## Begin Given data

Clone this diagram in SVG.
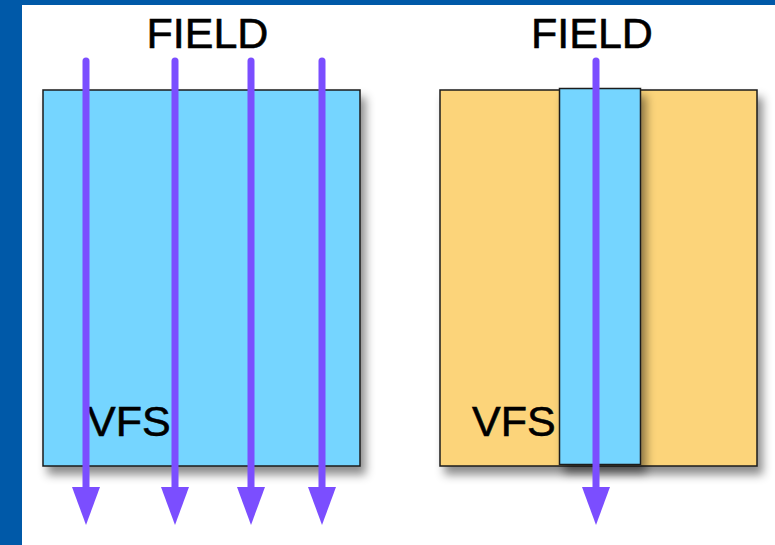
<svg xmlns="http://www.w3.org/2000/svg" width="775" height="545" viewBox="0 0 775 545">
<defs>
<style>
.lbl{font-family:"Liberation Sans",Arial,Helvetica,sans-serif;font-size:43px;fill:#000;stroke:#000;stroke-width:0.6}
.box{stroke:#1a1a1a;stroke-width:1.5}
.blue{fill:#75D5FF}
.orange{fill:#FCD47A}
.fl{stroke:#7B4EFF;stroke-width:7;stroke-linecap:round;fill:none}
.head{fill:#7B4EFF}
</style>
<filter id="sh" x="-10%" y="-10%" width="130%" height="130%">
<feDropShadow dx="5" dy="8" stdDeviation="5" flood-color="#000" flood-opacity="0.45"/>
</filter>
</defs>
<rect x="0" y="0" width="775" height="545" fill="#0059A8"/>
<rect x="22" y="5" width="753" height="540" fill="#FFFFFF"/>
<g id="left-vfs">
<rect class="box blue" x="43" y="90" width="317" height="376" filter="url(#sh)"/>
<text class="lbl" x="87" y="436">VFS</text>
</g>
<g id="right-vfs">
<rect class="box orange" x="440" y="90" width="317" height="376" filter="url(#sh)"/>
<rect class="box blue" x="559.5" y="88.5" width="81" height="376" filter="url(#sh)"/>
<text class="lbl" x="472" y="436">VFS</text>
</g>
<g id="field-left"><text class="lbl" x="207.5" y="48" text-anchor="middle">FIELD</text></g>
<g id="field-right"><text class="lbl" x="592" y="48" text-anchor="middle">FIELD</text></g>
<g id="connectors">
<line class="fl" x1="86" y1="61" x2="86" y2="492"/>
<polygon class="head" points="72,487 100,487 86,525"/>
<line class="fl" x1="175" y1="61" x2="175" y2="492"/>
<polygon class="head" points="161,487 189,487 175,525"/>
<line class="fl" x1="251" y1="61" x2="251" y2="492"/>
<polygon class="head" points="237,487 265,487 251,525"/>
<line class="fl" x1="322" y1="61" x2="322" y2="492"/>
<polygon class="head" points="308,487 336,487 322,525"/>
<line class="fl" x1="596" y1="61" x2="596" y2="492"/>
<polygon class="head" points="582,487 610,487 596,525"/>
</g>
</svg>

## End Given data

[What is expected]: Keep the pictures out of the copy and write out the data exactly as it stands.

[Solution]:
Clone this diagram in SVG.
<svg xmlns="http://www.w3.org/2000/svg" width="775" height="545" viewBox="0 0 775 545">
<defs>
<style>
.lbl{font-family:"Liberation Sans",Arial,Helvetica,sans-serif;font-size:43px;fill:#000;stroke:#000;stroke-width:0.6}
.box{stroke:#1a1a1a;stroke-width:1.5}
.blue{fill:#75D5FF}
.orange{fill:#FCD47A}
.fl{stroke:#7B4EFF;stroke-width:7;stroke-linecap:round;fill:none}
.head{fill:#7B4EFF}
</style>
<filter id="sh" x="-10%" y="-10%" width="130%" height="130%">
<feDropShadow dx="5" dy="8" stdDeviation="5" flood-color="#000" flood-opacity="0.45"/>
</filter>
</defs>
<rect x="0" y="0" width="775" height="545" fill="#0059A8"/>
<rect x="22" y="5" width="753" height="540" fill="#FFFFFF"/>
<g id="left-vfs">
<rect class="box blue" x="43" y="90" width="317" height="376" filter="url(#sh)"/>
<text class="lbl" x="87" y="436">VFS</text>
</g>
<g id="right-vfs">
<rect class="box orange" x="440" y="90" width="317" height="376" filter="url(#sh)"/>
<rect class="box blue" x="559.5" y="88.5" width="81" height="376" filter="url(#sh)"/>
<text class="lbl" x="472" y="436">VFS</text>
</g>
<g id="field-left"><text class="lbl" x="207.5" y="48" text-anchor="middle">FIELD</text></g>
<g id="field-right"><text class="lbl" x="592" y="48" text-anchor="middle">FIELD</text></g>
<g id="connectors">
<line class="fl" x1="86" y1="61" x2="86" y2="492"/>
<polygon class="head" points="72,487 100,487 86,525"/>
<line class="fl" x1="175" y1="61" x2="175" y2="492"/>
<polygon class="head" points="161,487 189,487 175,525"/>
<line class="fl" x1="251" y1="61" x2="251" y2="492"/>
<polygon class="head" points="237,487 265,487 251,525"/>
<line class="fl" x1="322" y1="61" x2="322" y2="492"/>
<polygon class="head" points="308,487 336,487 322,525"/>
<line class="fl" x1="596" y1="61" x2="596" y2="492"/>
<polygon class="head" points="582,487 610,487 596,525"/>
</g>
</svg>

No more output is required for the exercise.